#### GIVEN DATA:
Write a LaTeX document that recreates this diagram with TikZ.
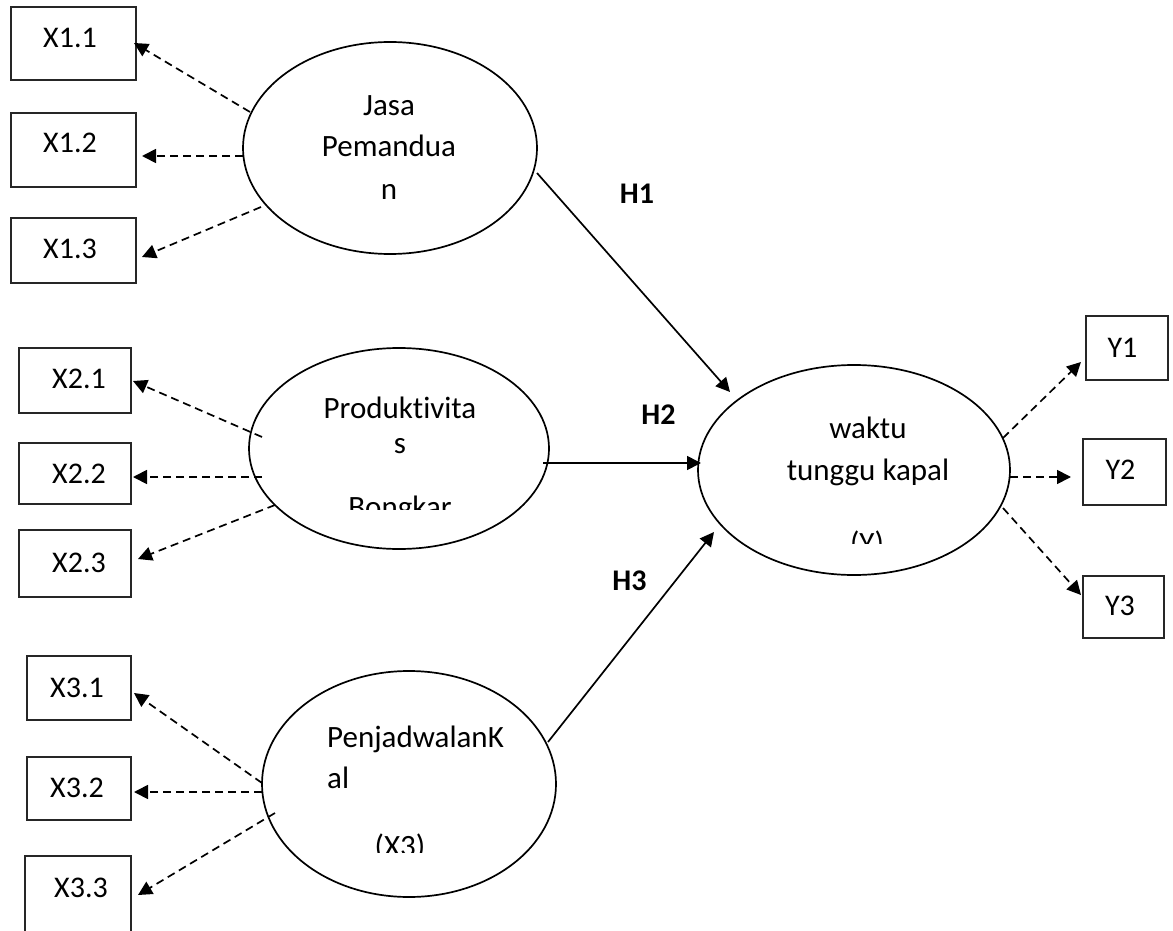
\documentclass[tikz,border=0pt]{standalone}
\usepackage{fontspec}
\setmainfont{Carlito}[Ligatures={NoCommon}]
\usetikzlibrary{arrows.meta,shapes.geometric}
\tikzset{
  latent/.style={draw, ellipse, line width=1.7pt, inner sep=0pt},
  indic/.style={draw=black!85, rectangle, line width=2pt, inner sep=0pt},
  boxtxt/.style={anchor=base, inner sep=0pt, font=\fontsize{30}{36}\selectfont},
  eltxt/.style={anchor=base, inner sep=0pt, font=\fontsize{31}{37}\selectfont},
  hyp/.style={anchor=base, inner sep=0pt, font=\fontsize{30}{36}\selectfont\bfseries},
  loading/.style={dash pattern=on 8pt off 5pt, line width=1.7pt, -{Triangle[length=14pt,width=14pt]}},
  effect/.style={line width=1.7pt, -{Triangle[length=14pt,width=14pt]}}
}
\begin{document}
\begin{tikzpicture}[x=1pt,y=-1pt]
\useasboundingbox (0,0) rectangle (1173,931);
\clip (0,0) rectangle (1173,931);

% latent variables
\node[latent, minimum width=294pt, minimum height=212pt] (jasa) at (390,148) {};
\node[latent, minimum width=300pt, minimum height=201pt] (prod) at (399,448.5) {};
\node[latent, minimum width=294pt, minimum height=226pt] (penj) at (409,784) {};
\node[latent, minimum width=312pt, minimum height=210pt] (wkt) at (854,470) {};

% latent texts
\node[eltxt] (jasa1) at (389,116) {Jasa};
\node[eltxt] (jasa2) at (389,157) {Pemandua};
\node[eltxt] (jasa3) at (389,199) {n};
\node[eltxt] (prod1) at (400,418) {Produkt\kern0pt ivita};
\node[eltxt] (prod2) at (400,453) {s};
\begin{scope}
  \clip (250,300) rectangle (550,509);
  \node[eltxt] (prod3) at (400,517) {Bongkar};
\end{scope}
\node[eltxt, anchor=base west] (penj1) at (327,747) {PenjadwalanK};
\node[eltxt, anchor=base west] (penj2) at (327,788) {al};
\begin{scope}
  \clip (260,700) rectangle (560,852);
  \node[eltxt] (penj3) at (400,856) {(X3)};
\end{scope}
\node[eltxt] (wkt1) at (868,438) {waktu};
\node[eltxt] (wkt2) at (868,480) {tunggu kapal};
\begin{scope}
  \clip (700,400) rectangle (1010,543);
  \node[eltxt] (wkt3) at (867,553) {(Y)};
\end{scope}

% indicator boxes
\node[indic, minimum width=125pt, minimum height=73pt] (x11) at (73.5,43.5) {};
\node[indic, minimum width=125pt, minimum height=74pt] (x12) at (73.5,150) {};
\node[indic, minimum width=125pt, minimum height=65pt] (x13) at (73.5,250.5) {};
\node[indic, minimum width=112pt, minimum height=65pt] (x21) at (75,380.5) {};
\node[indic, minimum width=112pt, minimum height=61pt] (x22) at (75,473.5) {};
\node[indic, minimum width=112pt, minimum height=67pt] (x23) at (75,563.5) {};
\node[indic, minimum width=104pt, minimum height=64pt] (x31) at (79,688) {};
\node[indic, minimum width=104pt, minimum height=63pt] (x32) at (79,788.5) {};
\node[indic, minimum width=106pt, minimum height=110pt] (x33) at (78,911) {};
\node[indic, minimum width=82pt, minimum height=64pt] (y1) at (1127,348) {};
\node[indic, minimum width=83pt, minimum height=66pt] (y2) at (1124.5,472) {};
\node[indic, minimum width=81pt, minimum height=62pt] (y3) at (1123.5,607) {};

\node[boxtxt] (x11t) at (70,48) {X1.1};
\node[boxtxt] (x12t) at (70,153) {X1.2};
\node[boxtxt] (x13t) at (70,258) {X1.3};
\node[boxtxt] (x21t) at (79,388) {X2.1};
\node[boxtxt] (x22t) at (79,483) {X2.2};
\node[boxtxt] (x23t) at (79,572) {X2.3};
\node[boxtxt] (x31t) at (77,697) {X3.1};
\node[boxtxt] (x32t) at (77,797) {X3.2};
\node[boxtxt] (x33t) at (81,897) {X3.3};
\node[boxtxt] (y1t) at (1122.5,357) {Y1};
\node[boxtxt] (y2t) at (1120.5,479) {Y2};
\node[boxtxt] (y3t) at (1120,615) {Y3};

% hypothesis labels
\node[hyp] (h1) at (637,203) {H1};
\node[hyp] (h2) at (658.5,424) {H2};
\node[hyp] (h3) at (629.5,590) {H3};

% loadings
\draw[loading] ([shift={(-140,-36)}]jasa.center) -- ([shift={(-3,-0.5)}]x11.east);
\draw[loading] ([shift={(-147,8)}]jasa.center) -- ([shift={(5,6)}]x12.east);
\draw[loading] ([shift={(-129,59)}]jasa.center) -- ([shift={(5,6.5)}]x13.east);
\draw[loading] ([shift={(-137,-11.5)}]prod.center) -- ([shift={(1,0.5)}]x21.east);
\draw[loading] ([shift={(-137,28.5)}]prod.center) -- ([shift={(1,3.5)}]x22.east);
\draw[loading] ([shift={(-124,56.5)}]prod.center) -- ([shift={(6,-4.5)}]x23.east);
\draw[loading] ([shift={(-147,-1)}]penj.center) -- ([shift={(2,5)}]x31.east);
\draw[loading] ([shift={(-147,8)}]penj.center) -- ([shift={(2,3.5)}]x32.east);
\draw[loading] ([shift={(-134,29)}]penj.center) -- ([shift={(6,-16)}]x33.east);
\draw[loading] ([shift={(149,-32)}]wkt.center) -- ([shift={(-4,14)}]y1.west);
\draw[loading] ([shift={(156,7)}]wkt.center) -- ([shift={(-11,5)}]y2.west);
\draw[loading] ([shift={(149,38)}]wkt.center) -- ([shift={(-1,-12)}]y3.west);

% structural paths
\draw[effect] ([shift={(147,25)}]jasa.center) -- ([shift={(-124,-78)}]wkt.center);
\draw[effect] ([shift={(144,14.5)}]prod.center) -- ([shift={(-153,-7)}]wkt.center);
\draw[effect] ([shift={(139,-42)}]penj.center) -- ([shift={(-140,62)}]wkt.center);
\end{tikzpicture}
\end{document}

#### STATED GOAL:
Make an exact copy of all the material, but keep the pictures out of it.

#### EXERCISE SOLUTION:
Write a LaTeX document that recreates this diagram with TikZ.
\documentclass[tikz,border=0pt]{standalone}
\usepackage{fontspec}
\setmainfont{Carlito}[Ligatures={NoCommon}]
\usetikzlibrary{arrows.meta,shapes.geometric}
\tikzset{
  latent/.style={draw, ellipse, line width=1.7pt, inner sep=0pt},
  indic/.style={draw=black!85, rectangle, line width=2pt, inner sep=0pt},
  boxtxt/.style={anchor=base, inner sep=0pt, font=\fontsize{30}{36}\selectfont},
  eltxt/.style={anchor=base, inner sep=0pt, font=\fontsize{31}{37}\selectfont},
  hyp/.style={anchor=base, inner sep=0pt, font=\fontsize{30}{36}\selectfont\bfseries},
  loading/.style={dash pattern=on 8pt off 5pt, line width=1.7pt, -{Triangle[length=14pt,width=14pt]}},
  effect/.style={line width=1.7pt, -{Triangle[length=14pt,width=14pt]}}
}
\begin{document}
\begin{tikzpicture}[x=1pt,y=-1pt]
\useasboundingbox (0,0) rectangle (1173,931);
\clip (0,0) rectangle (1173,931);

% latent variables
\node[latent, minimum width=294pt, minimum height=212pt] (jasa) at (390,148) {};
\node[latent, minimum width=300pt, minimum height=201pt] (prod) at (399,448.5) {};
\node[latent, minimum width=294pt, minimum height=226pt] (penj) at (409,784) {};
\node[latent, minimum width=312pt, minimum height=210pt] (wkt) at (854,470) {};

% latent texts
\node[eltxt] (jasa1) at (389,116) {Jasa};
\node[eltxt] (jasa2) at (389,157) {Pemandua};
\node[eltxt] (jasa3) at (389,199) {n};
\node[eltxt] (prod1) at (400,418) {Produkt\kern0pt ivita};
\node[eltxt] (prod2) at (400,453) {s};
\begin{scope}
  \clip (250,300) rectangle (550,509);
  \node[eltxt] (prod3) at (400,517) {Bongkar};
\end{scope}
\node[eltxt, anchor=base west] (penj1) at (327,747) {PenjadwalanK};
\node[eltxt, anchor=base west] (penj2) at (327,788) {al};
\begin{scope}
  \clip (260,700) rectangle (560,852);
  \node[eltxt] (penj3) at (400,856) {(X3)};
\end{scope}
\node[eltxt] (wkt1) at (868,438) {waktu};
\node[eltxt] (wkt2) at (868,480) {tunggu kapal};
\begin{scope}
  \clip (700,400) rectangle (1010,543);
  \node[eltxt] (wkt3) at (867,553) {(Y)};
\end{scope}

% indicator boxes
\node[indic, minimum width=125pt, minimum height=73pt] (x11) at (73.5,43.5) {};
\node[indic, minimum width=125pt, minimum height=74pt] (x12) at (73.5,150) {};
\node[indic, minimum width=125pt, minimum height=65pt] (x13) at (73.5,250.5) {};
\node[indic, minimum width=112pt, minimum height=65pt] (x21) at (75,380.5) {};
\node[indic, minimum width=112pt, minimum height=61pt] (x22) at (75,473.5) {};
\node[indic, minimum width=112pt, minimum height=67pt] (x23) at (75,563.5) {};
\node[indic, minimum width=104pt, minimum height=64pt] (x31) at (79,688) {};
\node[indic, minimum width=104pt, minimum height=63pt] (x32) at (79,788.5) {};
\node[indic, minimum width=106pt, minimum height=110pt] (x33) at (78,911) {};
\node[indic, minimum width=82pt, minimum height=64pt] (y1) at (1127,348) {};
\node[indic, minimum width=83pt, minimum height=66pt] (y2) at (1124.5,472) {};
\node[indic, minimum width=81pt, minimum height=62pt] (y3) at (1123.5,607) {};

\node[boxtxt] (x11t) at (70,48) {X1.1};
\node[boxtxt] (x12t) at (70,153) {X1.2};
\node[boxtxt] (x13t) at (70,258) {X1.3};
\node[boxtxt] (x21t) at (79,388) {X2.1};
\node[boxtxt] (x22t) at (79,483) {X2.2};
\node[boxtxt] (x23t) at (79,572) {X2.3};
\node[boxtxt] (x31t) at (77,697) {X3.1};
\node[boxtxt] (x32t) at (77,797) {X3.2};
\node[boxtxt] (x33t) at (81,897) {X3.3};
\node[boxtxt] (y1t) at (1122.5,357) {Y1};
\node[boxtxt] (y2t) at (1120.5,479) {Y2};
\node[boxtxt] (y3t) at (1120,615) {Y3};

% hypothesis labels
\node[hyp] (h1) at (637,203) {H1};
\node[hyp] (h2) at (658.5,424) {H2};
\node[hyp] (h3) at (629.5,590) {H3};

% loadings
\draw[loading] ([shift={(-140,-36)}]jasa.center) -- ([shift={(-3,-0.5)}]x11.east);
\draw[loading] ([shift={(-147,8)}]jasa.center) -- ([shift={(5,6)}]x12.east);
\draw[loading] ([shift={(-129,59)}]jasa.center) -- ([shift={(5,6.5)}]x13.east);
\draw[loading] ([shift={(-137,-11.5)}]prod.center) -- ([shift={(1,0.5)}]x21.east);
\draw[loading] ([shift={(-137,28.5)}]prod.center) -- ([shift={(1,3.5)}]x22.east);
\draw[loading] ([shift={(-124,56.5)}]prod.center) -- ([shift={(6,-4.5)}]x23.east);
\draw[loading] ([shift={(-147,-1)}]penj.center) -- ([shift={(2,5)}]x31.east);
\draw[loading] ([shift={(-147,8)}]penj.center) -- ([shift={(2,3.5)}]x32.east);
\draw[loading] ([shift={(-134,29)}]penj.center) -- ([shift={(6,-16)}]x33.east);
\draw[loading] ([shift={(149,-32)}]wkt.center) -- ([shift={(-4,14)}]y1.west);
\draw[loading] ([shift={(156,7)}]wkt.center) -- ([shift={(-11,5)}]y2.west);
\draw[loading] ([shift={(149,38)}]wkt.center) -- ([shift={(-1,-12)}]y3.west);

% structural paths
\draw[effect] ([shift={(147,25)}]jasa.center) -- ([shift={(-124,-78)}]wkt.center);
\draw[effect] ([shift={(144,14.5)}]prod.center) -- ([shift={(-153,-7)}]wkt.center);
\draw[effect] ([shift={(139,-42)}]penj.center) -- ([shift={(-140,62)}]wkt.center);
\end{tikzpicture}
\end{document}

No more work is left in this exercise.